* START Recorded data *

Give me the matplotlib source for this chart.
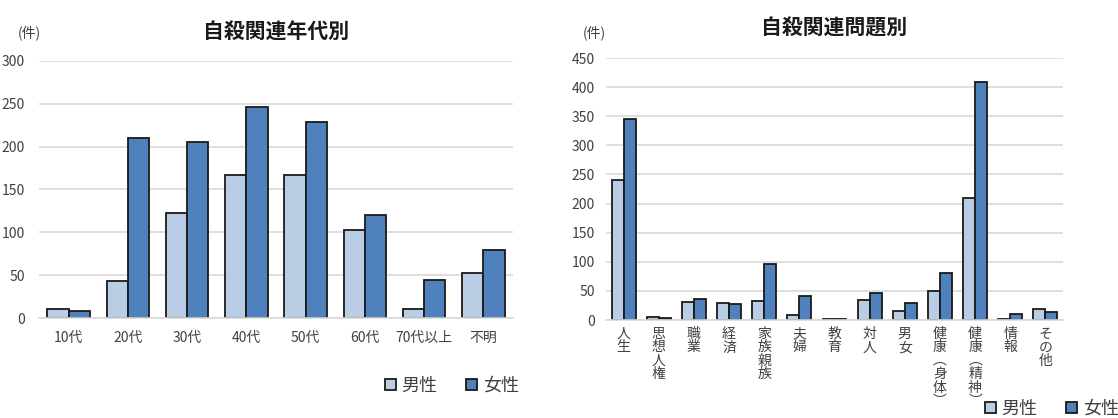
import numpy as np
import matplotlib.pyplot as plt

plt.rcParams['font.family'] = ['Noto Sans CJK JP', 'DejaVu Sans']

# 年代別
age_labels = ['10代', '20代', '30代', '40代', '50代', '60代', '70代以上', '不明']
age_male = [10, 43, 123, 167, 167, 103, 10, 52]
age_female = [8, 210, 206, 246, 229, 120, 44, 79]

# 問題別
issue_labels = ['人生', '思想人権', '職業', '経済', '家族親族', '夫婦', '教育', '対人',
                '男女', '健康︵身体︶', '健康︵精神︶', '情報', 'その他']
issue_male = [240, 5, 31, 29, 32, 8, 1, 35, 15, 49, 209, 2, 19]
issue_female = [346, 3, 36, 28, 97, 41, 2, 46, 29, 80, 408, 10, 13]

MALE = '#B9CDE5'
FEMALE = '#4F81BD'
GRID = '#D9D9D9'
TXT = '#404040'

fig = plt.figure(figsize=(11.18, 4.18), dpi=100)
W, H = 1118, 418


def box(x0, y0, x1, y1):
    return [x0 / W, 1 - y1 / H, (x1 - x0) / W, (y1 - y0) / H]


def style(ax, ymax, step):
    ax.set_ylim(0, ymax)
    ax.set_yticks(np.arange(0, ymax + 1, step))
    ax.grid(axis='y', color=GRID, linewidth=1.2)
    ax.set_axisbelow(True)
    for s in ['top', 'right', 'left']:
        ax.spines[s].set_visible(False)
    ax.spines['bottom'].set_color(GRID)
    ax.spines['bottom'].set_linewidth(1.2)
    ax.tick_params(length=0, colors=TXT, labelsize=10)


def bars(ax, male, female, width):
    x = np.arange(len(male))
    m = ax.bar(x - width / 2, male, width, color=MALE, edgecolor='#1a1a1a', linewidth=1.3, label='男性')
    f = ax.bar(x + width / 2, female, width, color=FEMALE, edgecolor='#1a1a1a', linewidth=1.3, label='女性')
    ax.set_xlim(-0.5, len(male) - 0.5)
    return x, m, f


def legend(ax, cx, cy):
    ax.legend(loc='center', bbox_to_anchor=(cx / W, 1 - cy / H), bbox_transform=fig.transFigure,
              ncol=2, frameon=False, fontsize=13, handlelength=0.6, handleheight=0.6,
              handletextpad=0.3, columnspacing=1.6, labelcolor=TXT)


# left chart
ax1 = fig.add_axes(box(39, 61, 513, 318))
x, m, f = bars(ax1, age_male, age_female, 0.36)
style(ax1, 300, 50)
ax1.set_xticks(x)
ax1.set_xticklabels(age_labels)
ax1.tick_params(axis='x', pad=9)
ax1.tick_params(axis='y', pad=10)
ax1.set_title('自殺関連年代別', fontsize=15, fontweight='bold', color='#1a1a1a', pad=17)
fig.text(18 / W, 1 - 33 / H, '(件)', fontsize=10, color=TXT, va='center')
legend(ax1, 452, 386)

# right chart
ax2 = fig.add_axes(box(606, 58, 1063, 320))
x, m, f = bars(ax2, issue_male, issue_female, 0.34)
style(ax2, 450, 50)
ax2.set_xticks(x)
ax2.set_xticklabels(['\n'.join(s) for s in issue_labels], va='top', linespacing=0.95)
ax2.tick_params(axis='x', pad=5, labelsize=10)
ax2.tick_params(axis='y', pad=8)
ax2.set_title('自殺関連問題別', fontsize=15, fontweight='bold', color='#1a1a1a', pad=17)
fig.text(583 / W, 1 - 33 / H, '(件)', fontsize=10, color=TXT, va='center')
legend(ax2, 1052, 409)

fig.savefig('out.png', dpi=100)
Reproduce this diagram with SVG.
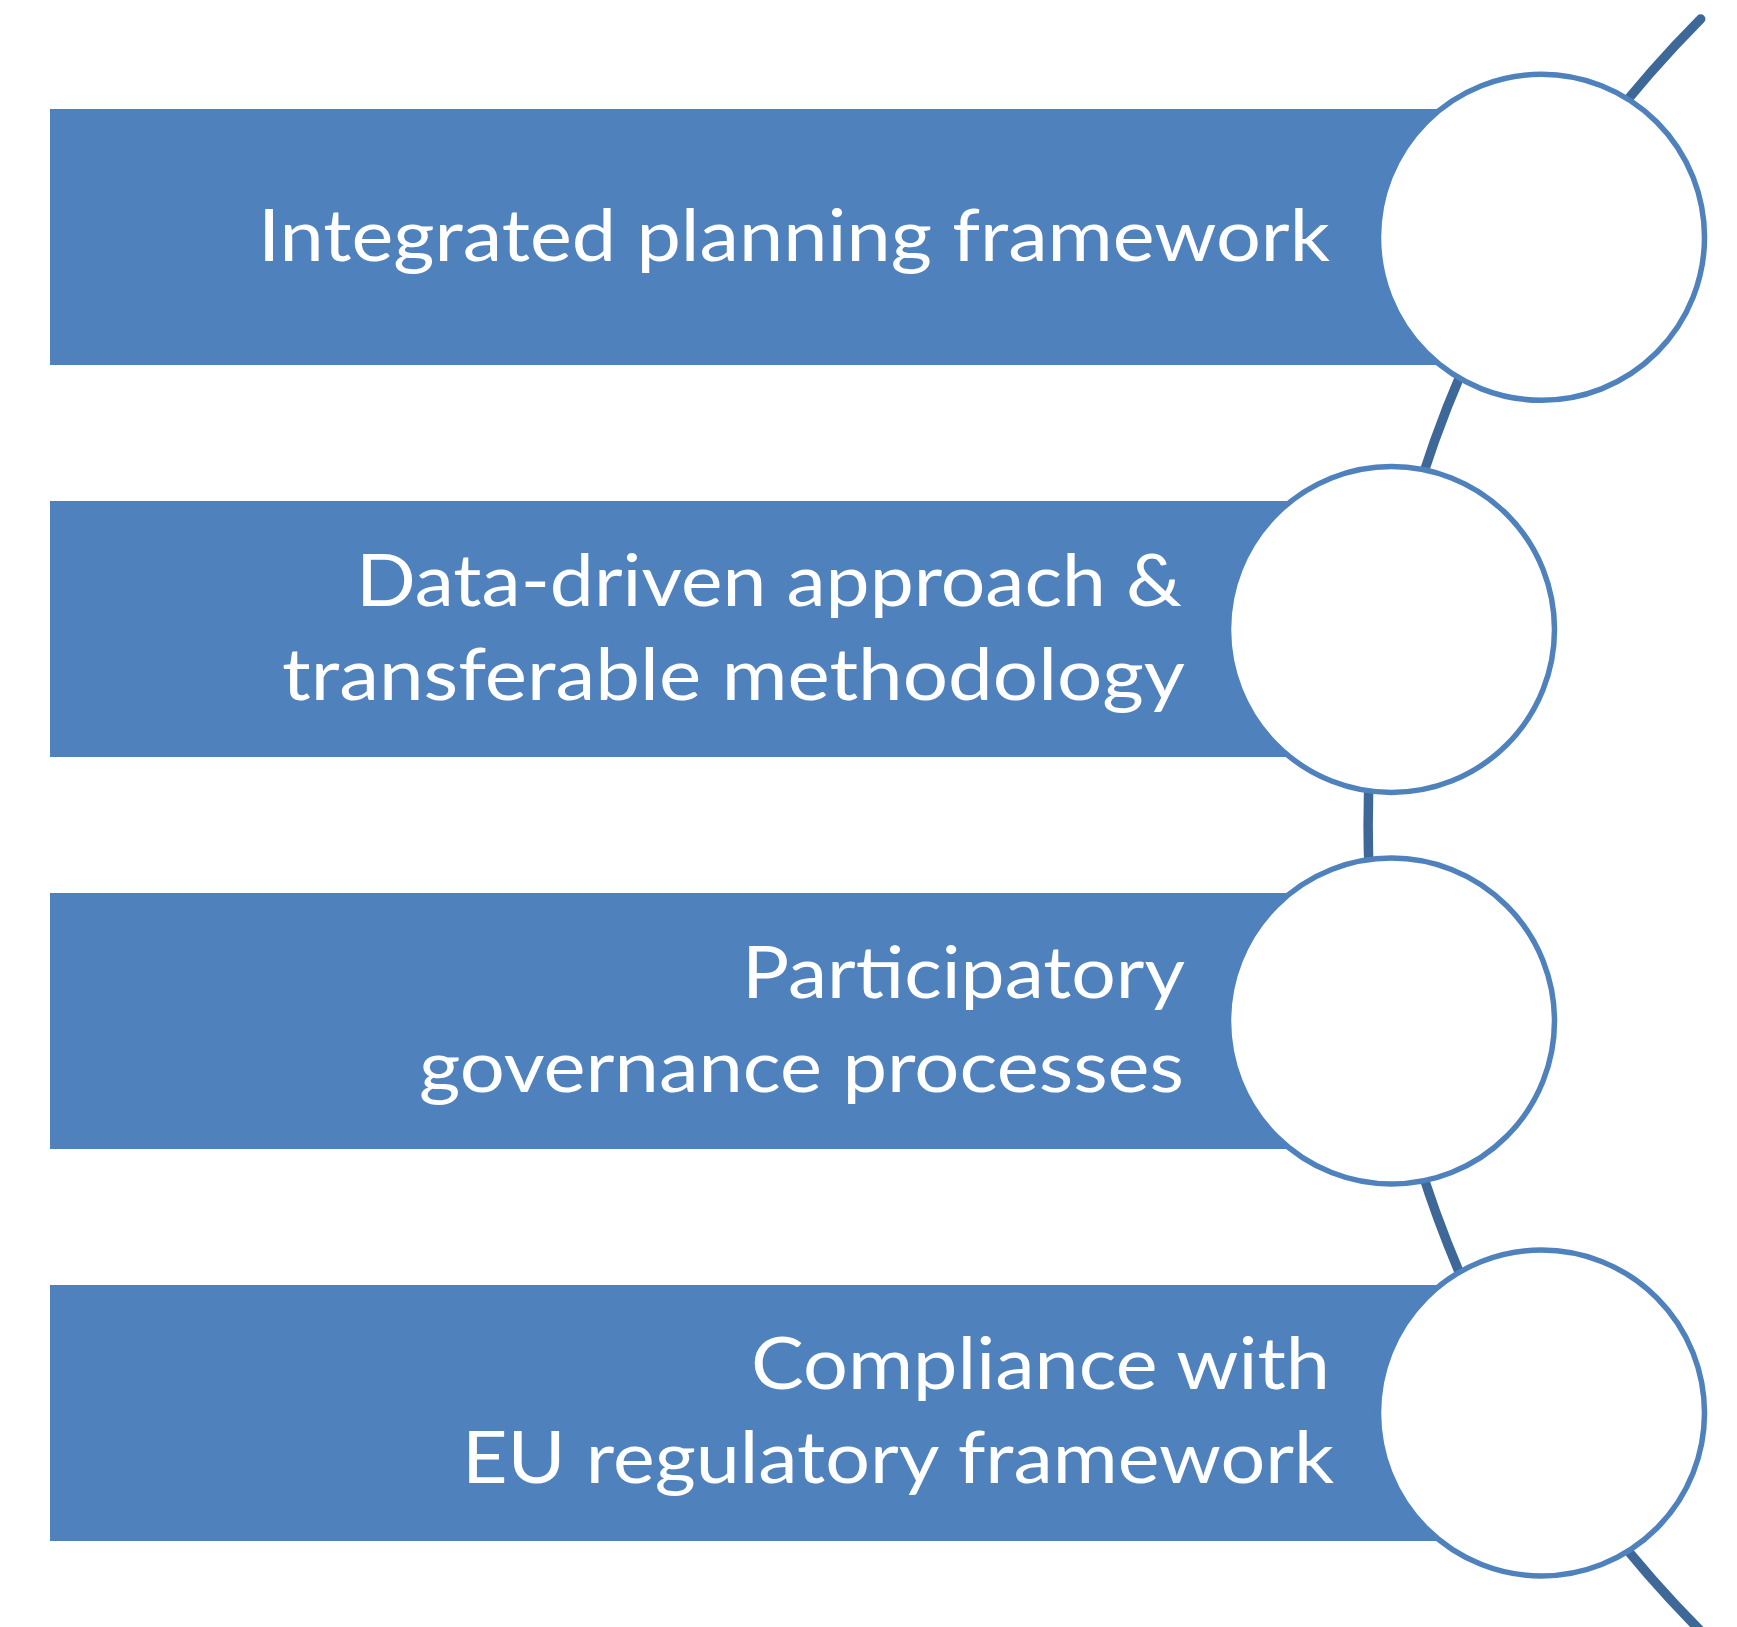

* END Recorded data *

> **What you should do**:
Reproduce all of the material exactly, apart from the pictures.

> **Response to this task**:
Give me the matplotlib source for this chart.
import numpy as np
import matplotlib.pyplot as plt

plt.rcParams['font.family'] = ['Noto Sans CJK JP', 'DejaVu Sans']

# 年代別
age_labels = ['10代', '20代', '30代', '40代', '50代', '60代', '70代以上', '不明']
age_male = [10, 43, 123, 167, 167, 103, 10, 52]
age_female = [8, 210, 206, 246, 229, 120, 44, 79]

# 問題別
issue_labels = ['人生', '思想人権', '職業', '経済', '家族親族', '夫婦', '教育', '対人',
                '男女', '健康︵身体︶', '健康︵精神︶', '情報', 'その他']
issue_male = [240, 5, 31, 29, 32, 8, 1, 35, 15, 49, 209, 2, 19]
issue_female = [346, 3, 36, 28, 97, 41, 2, 46, 29, 80, 408, 10, 13]

MALE = '#B9CDE5'
FEMALE = '#4F81BD'
GRID = '#D9D9D9'
TXT = '#404040'

fig = plt.figure(figsize=(11.18, 4.18), dpi=100)
W, H = 1118, 418


def box(x0, y0, x1, y1):
    return [x0 / W, 1 - y1 / H, (x1 - x0) / W, (y1 - y0) / H]


def style(ax, ymax, step):
    ax.set_ylim(0, ymax)
    ax.set_yticks(np.arange(0, ymax + 1, step))
    ax.grid(axis='y', color=GRID, linewidth=1.2)
    ax.set_axisbelow(True)
    for s in ['top', 'right', 'left']:
        ax.spines[s].set_visible(False)
    ax.spines['bottom'].set_color(GRID)
    ax.spines['bottom'].set_linewidth(1.2)
    ax.tick_params(length=0, colors=TXT, labelsize=10)


def bars(ax, male, female, width):
    x = np.arange(len(male))
    m = ax.bar(x - width / 2, male, width, color=MALE, edgecolor='#1a1a1a', linewidth=1.3, label='男性')
    f = ax.bar(x + width / 2, female, width, color=FEMALE, edgecolor='#1a1a1a', linewidth=1.3, label='女性')
    ax.set_xlim(-0.5, len(male) - 0.5)
    return x, m, f


def legend(ax, cx, cy):
    ax.legend(loc='center', bbox_to_anchor=(cx / W, 1 - cy / H), bbox_transform=fig.transFigure,
              ncol=2, frameon=False, fontsize=13, handlelength=0.6, handleheight=0.6,
              handletextpad=0.3, columnspacing=1.6, labelcolor=TXT)


# left chart
ax1 = fig.add_axes(box(39, 61, 513, 318))
x, m, f = bars(ax1, age_male, age_female, 0.36)
style(ax1, 300, 50)
ax1.set_xticks(x)
ax1.set_xticklabels(age_labels)
ax1.tick_params(axis='x', pad=9)
ax1.tick_params(axis='y', pad=10)
ax1.set_title('自殺関連年代別', fontsize=15, fontweight='bold', color='#1a1a1a', pad=17)
fig.text(18 / W, 1 - 33 / H, '(件)', fontsize=10, color=TXT, va='center')
legend(ax1, 452, 386)

# right chart
ax2 = fig.add_axes(box(606, 58, 1063, 320))
x, m, f = bars(ax2, issue_male, issue_female, 0.34)
style(ax2, 450, 50)
ax2.set_xticks(x)
ax2.set_xticklabels(['\n'.join(s) for s in issue_labels], va='top', linespacing=0.95)
ax2.tick_params(axis='x', pad=5, labelsize=10)
ax2.tick_params(axis='y', pad=8)
ax2.set_title('自殺関連問題別', fontsize=15, fontweight='bold', color='#1a1a1a', pad=17)
fig.text(583 / W, 1 - 33 / H, '(件)', fontsize=10, color=TXT, va='center')
legend(ax2, 1052, 409)

fig.savefig('out.png', dpi=100)
Reproduce this diagram with SVG.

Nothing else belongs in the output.